(Rows from a dataset of charts and code)
# # # # # # #
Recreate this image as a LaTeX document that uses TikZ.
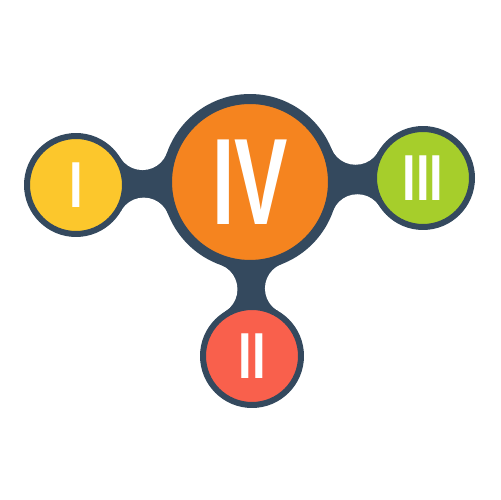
\documentclass[tikz,border=0pt]{standalone}
\usepackage{fontspec}
\setmainfont{Liberation Sans}
\usetikzlibrary{intersections,backgrounds}

\definecolor{navy}{HTML}{34495E}
\definecolor{ballyellow}{HTML}{FCC72C}
\definecolor{ballorange}{HTML}{F5841F}
\definecolor{ballgreen}{HTML}{A6CE2B}
\definecolor{ballred}{HTML}{F9604C}

\begin{document}
\begin{tikzpicture}[x=0.02cm,y=0.02cm]
	\tikzset{BallStyle/.style =
		{draw = navy,
			shape = circle,
			inner sep = 0pt,
			text = white},
		SmallBall/.style =
		{BallStyle,
			line width = 0.12cm,
			minimum size = 1.96cm,
			font = \fontsize{37}{37}\selectfont\bfseries},
		BigBall/.style =
		{BallStyle,
			line width = 0.2cm,
			minimum size = 3.32cm,
			font = \fontsize{70}{70}\selectfont\bfseries}}
	\useasboundingbox (0,0) rectangle (500,500);
	\node[BigBall, fill=ballorange] (iv) at (250,318) {\scalebox{0.65}[1]{IV}};
	\node[SmallBall, fill=ballyellow] (i) at (76,315) {\scalebox{0.75}[1]{I}};
	\node[SmallBall, fill=ballgreen] (iii) at (423,322) {\scalebox{0.75}[1]{III}};
	\node[SmallBall, fill=ballred] (ii) at (252,144) {\scalebox{0.75}[1]{II}};
	% bridges: outer radius + 26
	\begin{scope}[on background layer]
		\path[name path=big] (iv.center) circle (114);
		\foreach \b in {i,iii,ii} {
			\path[name path=small] (\b.center) circle (78);
			\path[name intersections={of=big and small, by={\b a,\b b}}];
			\fill[navy] (iv.center) -- (\b a) -- (\b.center) -- (\b b) -- cycle;
			\fill[white] (\b a) circle (26) (\b b) circle (26);
		}
	\end{scope}
\end{tikzpicture}
\end{document}
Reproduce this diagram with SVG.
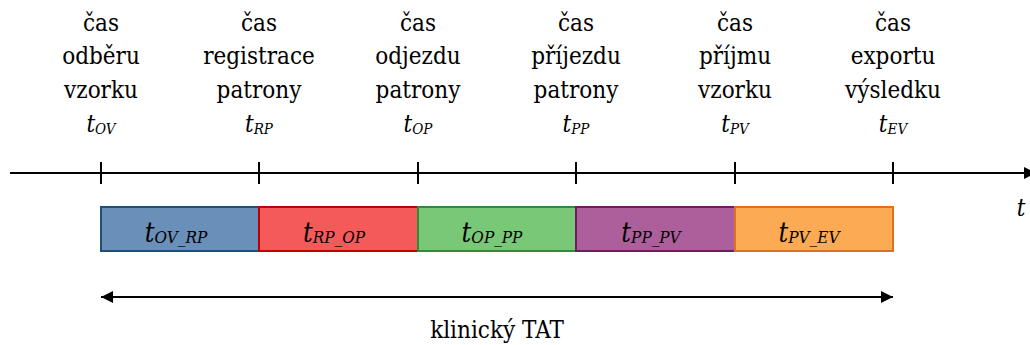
<svg xmlns="http://www.w3.org/2000/svg" width="1030" height="345" viewBox="0 0 1030 345">
  <defs>
    <marker id="arr" viewBox="0 0 10 10" refX="10" refY="5" markerWidth="6" markerHeight="6" orient="auto-start-reverse" markerUnits="strokeWidth">
      <path d="M0,0 L10,5 L0,10 Z" fill="#000"/>
    </marker>
    <style>
      text { font-family: 'DejaVu Serif Condensed', 'DejaVu Serif', serif; font-stretch: condensed; }
      .lbl { font-size: 24px; fill: #000; text-anchor: middle; }
      .it { font-style: italic; }
      .sub { font-size: 15px; font-style: italic; }
      .box-t { font-size: 27px; font-style: italic; fill: #000; text-anchor: middle; }
      .box-t .s { font-size: 17px; }
      .axis { stroke: #000; stroke-width: 2; fill: none; }
      .seg { stroke-width: 2; }
    </style>
  </defs>

  <!-- time axis -->
  <g id="axis">
    <line class="axis" x1="10" y1="173" x2="1036" y2="173" marker-end="url(#arr)"/>
    <line class="axis" x1="101" y1="162" x2="101" y2="184"/>
    <line class="axis" x1="259" y1="162" x2="259" y2="184"/>
    <line class="axis" x1="418" y1="162" x2="418" y2="184"/>
    <line class="axis" x1="576" y1="162" x2="576" y2="184"/>
    <line class="axis" x1="735" y1="162" x2="735" y2="184"/>
    <line class="axis" x1="893" y1="162" x2="893" y2="184"/>
    <text class="lbl it" x="1021" y="216">t</text>
  </g>

  <!-- time point labels -->
  <g id="t-ov">
    <text class="lbl" x="101" y="31">čas</text>
    <text class="lbl" x="101" y="64">odběru</text>
    <text class="lbl" x="101" y="98">vzorku</text>
    <text class="lbl it" x="101" y="132">t<tspan class="sub" dy="2">OV</tspan></text>
  </g>
  <g id="t-rp">
    <text class="lbl" x="259" y="31">čas</text>
    <text class="lbl" x="259" y="64">registrace</text>
    <text class="lbl" x="259" y="98">patrony</text>
    <text class="lbl it" x="259" y="132">t<tspan class="sub" dy="2">RP</tspan></text>
  </g>
  <g id="t-op">
    <text class="lbl" x="418" y="31">čas</text>
    <text class="lbl" x="418" y="64">odjezdu</text>
    <text class="lbl" x="418" y="98">patrony</text>
    <text class="lbl it" x="418" y="132">t<tspan class="sub" dy="2">OP</tspan></text>
  </g>
  <g id="t-pp">
    <text class="lbl" x="576" y="31">čas</text>
    <text class="lbl" x="576" y="64">příjezdu</text>
    <text class="lbl" x="576" y="98">patrony</text>
    <text class="lbl it" x="576" y="132">t<tspan class="sub" dy="2">PP</tspan></text>
  </g>
  <g id="t-pv">
    <text class="lbl" x="735" y="31">čas</text>
    <text class="lbl" x="735" y="64">příjmu</text>
    <text class="lbl" x="735" y="98">vzorku</text>
    <text class="lbl it" x="735" y="132">t<tspan class="sub" dy="2">PV</tspan></text>
  </g>
  <g id="t-ev">
    <text class="lbl" x="893" y="31">čas</text>
    <text class="lbl" x="893" y="64">exportu</text>
    <text class="lbl" x="893" y="98">výsledku</text>
    <text class="lbl it" x="893" y="132">t<tspan class="sub" dy="2">EV</tspan></text>
  </g>

  <!-- interval segments -->
  <g id="seg-ov-rp">
    <rect class="seg" x="101" y="207" width="158" height="44" fill="#6a8fb8" stroke="#1f4e79"/>
    <text class="box-t" x="176" y="242">t<tspan class="s" dy="1">OV_RP</tspan></text>
  </g>
  <g id="seg-rp-op">
    <rect class="seg" x="259" y="207" width="159" height="44" fill="#f55a5a" stroke="#c00000"/>
    <text class="box-t" x="334" y="242">t<tspan class="s" dy="1">RP_OP</tspan></text>
  </g>
  <g id="seg-op-pp">
    <rect class="seg" x="418" y="207" width="158" height="44" fill="#78c878" stroke="#2e8b3a"/>
    <text class="box-t" x="492" y="242">t<tspan class="s" dy="1">OP_PP</tspan></text>
  </g>
  <g id="seg-pp-pv">
    <rect class="seg" x="576" y="207" width="159" height="44" fill="#ad5f9c" stroke="#6e1a64"/>
    <text class="box-t" x="651" y="242">t<tspan class="s" dy="1">PP_PV</tspan></text>
  </g>
  <g id="seg-pv-ev">
    <rect class="seg" x="735" y="207" width="158" height="44" fill="#fdaa55" stroke="#e07020"/>
    <text class="box-t" x="809" y="242">t<tspan class="s" dy="1">PV_EV</tspan></text>
  </g>

  <!-- total span -->
  <g id="connectors">
    <line x1="101" y1="297" x2="893" y2="297" stroke="#000" stroke-width="2" marker-start="url(#arr)" marker-end="url(#arr)"/>
  </g>
  <g id="tat">
    <text class="lbl" x="497" y="338">klinický TAT</text>
  </g>
</svg>
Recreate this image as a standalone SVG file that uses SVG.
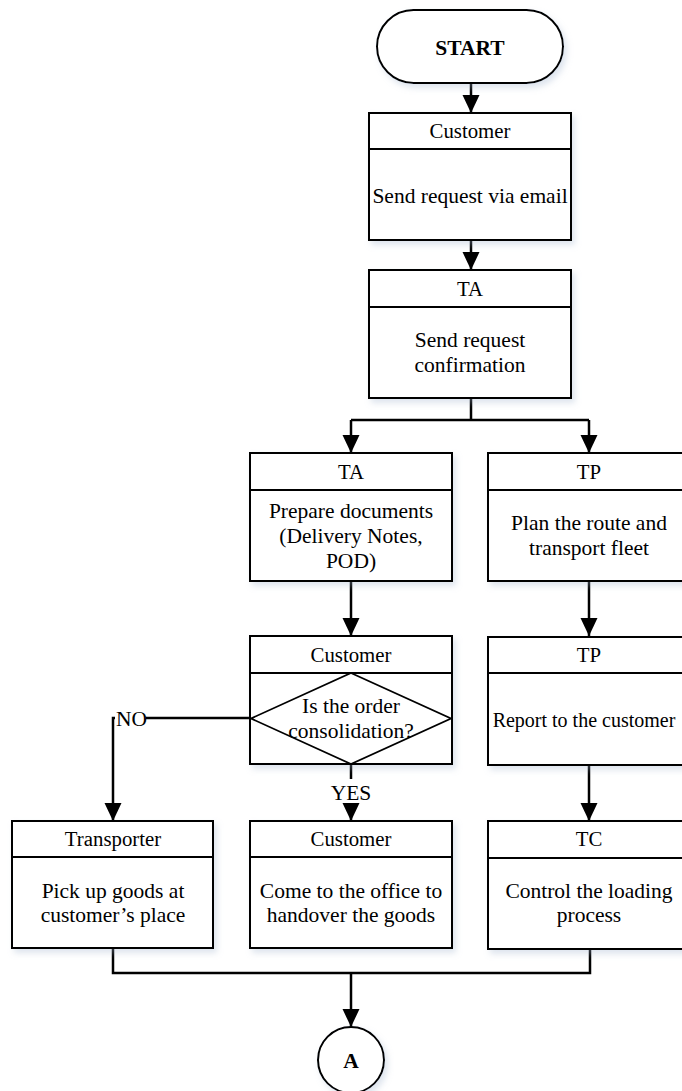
# # # # # # #
The entries above are to be returned exactly, without their pictures.

> _Full answer_:
Recreate this image as a LaTeX document that uses TikZ.
\documentclass[tikz,border=0pt]{standalone}
\usepackage{fontspec}
\setmainfont{Liberation Sans}
\usetikzlibrary{intersections,backgrounds}

\definecolor{navy}{HTML}{34495E}
\definecolor{ballyellow}{HTML}{FCC72C}
\definecolor{ballorange}{HTML}{F5841F}
\definecolor{ballgreen}{HTML}{A6CE2B}
\definecolor{ballred}{HTML}{F9604C}

\begin{document}
\begin{tikzpicture}[x=0.02cm,y=0.02cm]
	\tikzset{BallStyle/.style =
		{draw = navy,
			shape = circle,
			inner sep = 0pt,
			text = white},
		SmallBall/.style =
		{BallStyle,
			line width = 0.12cm,
			minimum size = 1.96cm,
			font = \fontsize{37}{37}\selectfont\bfseries},
		BigBall/.style =
		{BallStyle,
			line width = 0.2cm,
			minimum size = 3.32cm,
			font = \fontsize{70}{70}\selectfont\bfseries}}
	\useasboundingbox (0,0) rectangle (500,500);
	\node[BigBall, fill=ballorange] (iv) at (250,318) {\scalebox{0.65}[1]{IV}};
	\node[SmallBall, fill=ballyellow] (i) at (76,315) {\scalebox{0.75}[1]{I}};
	\node[SmallBall, fill=ballgreen] (iii) at (423,322) {\scalebox{0.75}[1]{III}};
	\node[SmallBall, fill=ballred] (ii) at (252,144) {\scalebox{0.75}[1]{II}};
	% bridges: outer radius + 26
	\begin{scope}[on background layer]
		\path[name path=big] (iv.center) circle (114);
		\foreach \b in {i,iii,ii} {
			\path[name path=small] (\b.center) circle (78);
			\path[name intersections={of=big and small, by={\b a,\b b}}];
			\fill[navy] (iv.center) -- (\b a) -- (\b.center) -- (\b b) -- cycle;
			\fill[white] (\b a) circle (26) (\b b) circle (26);
		}
	\end{scope}
\end{tikzpicture}
\end{document}
Reproduce this diagram with SVG.
<svg xmlns="http://www.w3.org/2000/svg" width="1030" height="345" viewBox="0 0 1030 345">
  <defs>
    <marker id="arr" viewBox="0 0 10 10" refX="10" refY="5" markerWidth="6" markerHeight="6" orient="auto-start-reverse" markerUnits="strokeWidth">
      <path d="M0,0 L10,5 L0,10 Z" fill="#000"/>
    </marker>
    <style>
      text { font-family: 'DejaVu Serif Condensed', 'DejaVu Serif', serif; font-stretch: condensed; }
      .lbl { font-size: 24px; fill: #000; text-anchor: middle; }
      .it { font-style: italic; }
      .sub { font-size: 15px; font-style: italic; }
      .box-t { font-size: 27px; font-style: italic; fill: #000; text-anchor: middle; }
      .box-t .s { font-size: 17px; }
      .axis { stroke: #000; stroke-width: 2; fill: none; }
      .seg { stroke-width: 2; }
    </style>
  </defs>

  <!-- time axis -->
  <g id="axis">
    <line class="axis" x1="10" y1="173" x2="1036" y2="173" marker-end="url(#arr)"/>
    <line class="axis" x1="101" y1="162" x2="101" y2="184"/>
    <line class="axis" x1="259" y1="162" x2="259" y2="184"/>
    <line class="axis" x1="418" y1="162" x2="418" y2="184"/>
    <line class="axis" x1="576" y1="162" x2="576" y2="184"/>
    <line class="axis" x1="735" y1="162" x2="735" y2="184"/>
    <line class="axis" x1="893" y1="162" x2="893" y2="184"/>
    <text class="lbl it" x="1021" y="216">t</text>
  </g>

  <!-- time point labels -->
  <g id="t-ov">
    <text class="lbl" x="101" y="31">čas</text>
    <text class="lbl" x="101" y="64">odběru</text>
    <text class="lbl" x="101" y="98">vzorku</text>
    <text class="lbl it" x="101" y="132">t<tspan class="sub" dy="2">OV</tspan></text>
  </g>
  <g id="t-rp">
    <text class="lbl" x="259" y="31">čas</text>
    <text class="lbl" x="259" y="64">registrace</text>
    <text class="lbl" x="259" y="98">patrony</text>
    <text class="lbl it" x="259" y="132">t<tspan class="sub" dy="2">RP</tspan></text>
  </g>
  <g id="t-op">
    <text class="lbl" x="418" y="31">čas</text>
    <text class="lbl" x="418" y="64">odjezdu</text>
    <text class="lbl" x="418" y="98">patrony</text>
    <text class="lbl it" x="418" y="132">t<tspan class="sub" dy="2">OP</tspan></text>
  </g>
  <g id="t-pp">
    <text class="lbl" x="576" y="31">čas</text>
    <text class="lbl" x="576" y="64">příjezdu</text>
    <text class="lbl" x="576" y="98">patrony</text>
    <text class="lbl it" x="576" y="132">t<tspan class="sub" dy="2">PP</tspan></text>
  </g>
  <g id="t-pv">
    <text class="lbl" x="735" y="31">čas</text>
    <text class="lbl" x="735" y="64">příjmu</text>
    <text class="lbl" x="735" y="98">vzorku</text>
    <text class="lbl it" x="735" y="132">t<tspan class="sub" dy="2">PV</tspan></text>
  </g>
  <g id="t-ev">
    <text class="lbl" x="893" y="31">čas</text>
    <text class="lbl" x="893" y="64">exportu</text>
    <text class="lbl" x="893" y="98">výsledku</text>
    <text class="lbl it" x="893" y="132">t<tspan class="sub" dy="2">EV</tspan></text>
  </g>

  <!-- interval segments -->
  <g id="seg-ov-rp">
    <rect class="seg" x="101" y="207" width="158" height="44" fill="#6a8fb8" stroke="#1f4e79"/>
    <text class="box-t" x="176" y="242">t<tspan class="s" dy="1">OV_RP</tspan></text>
  </g>
  <g id="seg-rp-op">
    <rect class="seg" x="259" y="207" width="159" height="44" fill="#f55a5a" stroke="#c00000"/>
    <text class="box-t" x="334" y="242">t<tspan class="s" dy="1">RP_OP</tspan></text>
  </g>
  <g id="seg-op-pp">
    <rect class="seg" x="418" y="207" width="158" height="44" fill="#78c878" stroke="#2e8b3a"/>
    <text class="box-t" x="492" y="242">t<tspan class="s" dy="1">OP_PP</tspan></text>
  </g>
  <g id="seg-pp-pv">
    <rect class="seg" x="576" y="207" width="159" height="44" fill="#ad5f9c" stroke="#6e1a64"/>
    <text class="box-t" x="651" y="242">t<tspan class="s" dy="1">PP_PV</tspan></text>
  </g>
  <g id="seg-pv-ev">
    <rect class="seg" x="735" y="207" width="158" height="44" fill="#fdaa55" stroke="#e07020"/>
    <text class="box-t" x="809" y="242">t<tspan class="s" dy="1">PV_EV</tspan></text>
  </g>

  <!-- total span -->
  <g id="connectors">
    <line x1="101" y1="297" x2="893" y2="297" stroke="#000" stroke-width="2" marker-start="url(#arr)" marker-end="url(#arr)"/>
  </g>
  <g id="tat">
    <text class="lbl" x="497" y="338">klinický TAT</text>
  </g>
</svg>
Recreate this image as a standalone SVG file that uses SVG.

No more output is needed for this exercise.